A manhã revestia-se de pormenores relacionados com a ida à missa, que tinha lugar por volta das nove ou dez horas, de acordo com a disponibilidade do Pároco que se deslocava de Celorico. O almoço ( primeira refeição do dia), podendo constar das sobras da Ceia, embora de forma apressada, era inevitável porque não era bom ir para a Igreja em jejum. Em seguida, procedia-se à higiene domingueira havendo o cuidado de lavar, com água e sabão, a maior superfície do corpo possível o que originava despejar, na rua, a bacia de zinco ou de esmalte várias vezes.
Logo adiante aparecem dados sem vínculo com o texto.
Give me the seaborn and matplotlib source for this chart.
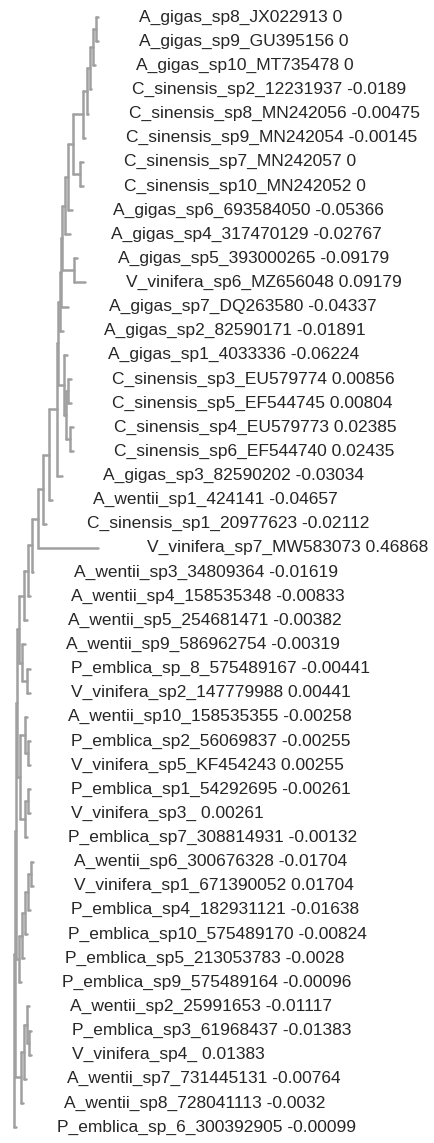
import pandas as pd
import numpy as np
import matplotlib.pyplot as plt
import seaborn as sns

sns.set_theme(style="white")
plt.rcParams['font.family'] = ['Liberation Sans', 'DejaVu Sans']

# leaf labels (top to bottom) and the number printed after each one
leaf_names = [
    "A_gigas_sp8_JX022913", "A_gigas_sp9_GU395156", "A_gigas_sp10_MT735478",
    "C_sinensis_sp2_12231937", "C_sinensis_sp8_MN242056", "C_sinensis_sp9_MN242054",
    "C_sinensis_sp7_MN242057", "C_sinensis_sp10_MN242052", "A_gigas_sp6_693584050",
    "A_gigas_sp4_317470129", "A_gigas_sp5_393000265", "V_vinifera_sp6_MZ656048",
    "A_gigas_sp7_DQ263580", "A_gigas_sp2_82590171", "A_gigas_sp1_4033336",
    "C_sinensis_sp3_EU579774", "C_sinensis_sp5_EF544745", "C_sinensis_sp4_EU579773",
    "C_sinensis_sp6_EF544740", "A_gigas_sp3_82590202", "A_wentii_sp1_424141",
    "C_sinensis_sp1_20977623", "V_vinifera_sp7_MW583073", "A_wentii_sp3_34809364",
    "A_wentii_sp4_158535348", "A_wentii_sp5_254681471", "A_wentii_sp9_586962754",
    "P_emblica_sp_8_575489167", "V_vinifera_sp2_147779988", "A_wentii_sp10_158535355",
    "P_emblica_sp2_56069837", "V_vinifera_sp5_KF454243", "P_emblica_sp1_54292695",
    "V_vinifera_sp3_", "P_emblica_sp7_308814931", "A_wentii_sp6_300676328",
    "V_vinifera_sp1_671390052", "P_emblica_sp4_182931121", "P_emblica_sp10_575489170",
    "P_emblica_sp5_213053783", "P_emblica_sp9_575489164", "A_wentii_sp2_25991653",
    "P_emblica_sp3_61968437", "V_vinifera_sp4_", "A_wentii_sp7_731445131",
    "A_wentii_sp8_728041113", "P_emblica_sp_6_300392905",
]
leaf_values = [
    "0", "0", "0", "-0.0189", "-0.00475", "-0.00145", "0", "0", "-0.05366",
    "-0.02767", "-0.09179", "0.09179", "-0.04337", "-0.01891", "-0.06224",
    "0.00856", "0.00804", "0.02385", "0.02435", "-0.03034", "-0.04657",
    "-0.02112", "0.46868", "-0.01619", "-0.00833", "-0.00382", "-0.00319",
    "-0.00441", "0.00441", "-0.00258", "-0.00255", "0.00255", "-0.00261",
    "0.00261", "-0.00132", "-0.01704", "0.01704", "-0.01638", "-0.00824",
    "-0.0028", "-0.00096", "-0.01117", "-0.01383", "0.01383", "-0.00764",
    "-0.0032", "-0.00099",
]
# depth of each tip (distance from the root)
tip_depth = [
    98, 98, 95, 91, 88, 85, 83, 83, 72, 70, 77, 85, 68, 63, 67,
    71, 71, 73, 73, 62, 52, 46, 98, 33, 30, 27, 25, 30, 30, 27,
    30, 30, 30, 30, 27, 33, 33, 30, 27, 24, 21, 29, 31, 31, 26,
    23, 16,
]
# internal nodes: (child a, child b, depth); ids >= 47 are earlier nodes
merge_a = [0, 47, 48, 49, 50, 6, 51, 53, 54, 10, 55, 57, 58, 15, 17, 60, 14, 59,
           64, 65, 66, 67, 68, 69, 70, 27, 26, 71,
           30, 29, 32, 77, 76, 35, 80, 81, 82, 83, 42, 41, 86, 87, 74, 89, 90, 91]
merge_b = [1, 2, 3, 4, 5, 7, 52, 8, 9, 11, 56, 12, 13, 16, 18, 61, 62, 63,
           19, 20, 21, 22, 23, 24, 25, 28, 72, 73,
           31, 75, 33, 34, 78, 36, 37, 38, 39, 40, 43, 85, 44, 45, 79, 84, 88, 46]
merge_depth = [96, 93, 90, 87, 83, 80, 73, 68, 65, 74, 62, 61, 60, 68, 70, 66, 64, 58,
               57, 49, 43, 38, 32, 28, 24, 27, 22, 19,
               28, 25, 28, 25, 20, 31, 28, 25, 22, 19, 29, 27, 24, 21, 17, 16, 15, 14]

n_leaf = len(leaf_names)
node_x = list(tip_depth)
node_y = list(range(n_leaf))
for a, b, d in zip(merge_a, merge_b, merge_depth):
    node_x.append(d)
    node_y.append((node_y[a] + node_y[b]) / 2)

rows = []
seg = 0
for a, b, d in zip(merge_a, merge_b, merge_depth):
    rows += [(seg, d, node_y[a]), (seg, d, node_y[b])]
    seg += 1
    for c in (a, b):
        rows += [(seg, d, node_y[c]), (seg, node_x[c], node_y[c])]
        seg += 1
segs = pd.DataFrame(rows, columns=["seg", "x", "y"])

fig = plt.figure(figsize=(4.35, 11.43), dpi=100)
ax = fig.add_axes([0, 0, 1, 1])
sns.lineplot(data=segs, x="x", y="y", units="seg", estimator=None, sort=False,
             color="#a0a0a0", linewidth=1.8, legend=False, ax=ax)

label_shift = {"V_vinifera_sp7_MW583073": 8}
for i, (name, val) in enumerate(zip(leaf_names, leaf_values)):
    ax.text(tip_depth[i] + 41 + label_shift.get(name, 0), i, f"{name} {val}",
            fontsize=12.5, va="center", ha="left", color="#262626")

ax.set_xlim(0, 435)
ax.set_ylim(46.66, -0.705)
ax.axis("off")
fig.savefig("out.png", dpi=100)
Era complicado se, entretanto, o primeiro toque do sino se fazia ouvir o que acelerava ainda mais o arranjo das crianças que, naquele dia, não podiam faltar à missa. Se havia roupa nova, a estrear, era mais fácil; mas, se já vinha de um irmão mais velho, ou de um vizinho, quase sempre era necessário fazer dobras e disfarçar, de outros jeitos, o desajuste do tamanho. Com o calçado, agudizava-se a situação: se era novo, causava sempre incómodo por ser a primeira vez; se já tinha sido usado e os pés, por norma, andavam descalços, também se sentiam apertados e com dificuldade de movimentos. O certo é que tudo isto despendia tempo e causava atrapalhação a quem, pelo tempo, não era controlado. Um dos últimos retoques era o pentear que, se no caso dos rapazes era molhar o pente, fazer o risco, ou o caracol a cair para a testa, no caso dos mais pequeninos, tornava-se moroso no caso das meninas cujos cabelos compridos custavam a desenriçar para fazer, a preceito, as tranças ou prendê-lo com um laço que, com o sino a apressar, nunca calhava bem à primeira. Já quase em cima da hora se colocava uma gravatinha que, sobressaindo na camisa branca, dava aos rapazes um ar de homenzinhos. Por último, para enfeitar as meninas, ia-se buscar a caixinha do ouro, nos casos em que existia, e tudo o que era para pôr se punha: brincos, anéis, fios ao pescoço … e, quando acontecia ser um daqueles cordões com mais de um metro de comprido as voltas eram tantas que, por pouco, não se chegava atrasado à missa.
A indumentária dos adultos em pouco diferia de um Domingo habitual. Os homens, envergando o fato das ocasiões especiais, sobrepunham-lhe uma samarra para se protegerem do frio que, em situações de descanso, custava mais a suportar e usavam o chapéu novo que se mantinha guardado; as mulheres, pouco se preocupavam com a vestimenta pois o xaile preto de lã, dobrado em triângulo, cobria tudo e aconchegava muito. Tinha importância, isso sim, pentear bem o cabelo, fazer a trança de novo e conseguir um carrapicho volumoso, seguro com ganchos, de preferência de osso de tartaruga, que prendiam e enfeitavam mais. O cabelo era, talvez, a única presunção mas, coberto pelo lenço ou pelo véu, apenas discretamente se adivinhava.
Mais a preceito se preparavam as moças casadoiras com as suas saias de pregas bem vincadas ou justas, camisolas de lã, por elas manufacturadas, meias finas e sapatos pretos com um bocadinho de salto. Os cabelos que, uma a uma, foram cortando, apresentavam-se neste dia cheios de caracóis em resultado das permanentes que, na véspera, tinham feito numa cabeleireira de Celorico. Os adornos de ouro, já propriedade própria, contribuíam para reforçar a postura dos seus corpos esguios que, mercê do amanho das terras, não acumulavam gorduras.
Para a Igreja o povo se ia encaminhando sempre atento aos toques do sino. Os homens iam chegando em primeiro lugar e, em pequenos grupos, conversavam no adro, junto da porta lateral. A grande maioria subia as escadas exteriores e instalava-se no Coro; alguns, de mais idade, ocupavam os bancos junto do altar de Nossa Senhora. As mulheres e as crianças entravam pela porta principal, onde o guarda-vento dava um jeitão, dirigindo-se para os lugares onde, permaneciam, em muitos casos, as pequenas almofadas rectangulares, para se ajoelharem. A verdade é que a Igreja se ia enchendo, pois havia ainda a acrescentar a presença dos camponeses das quintas e os habitantes do Barco que, sensibilizados pela quadra natalícia, queriam assistir à missa.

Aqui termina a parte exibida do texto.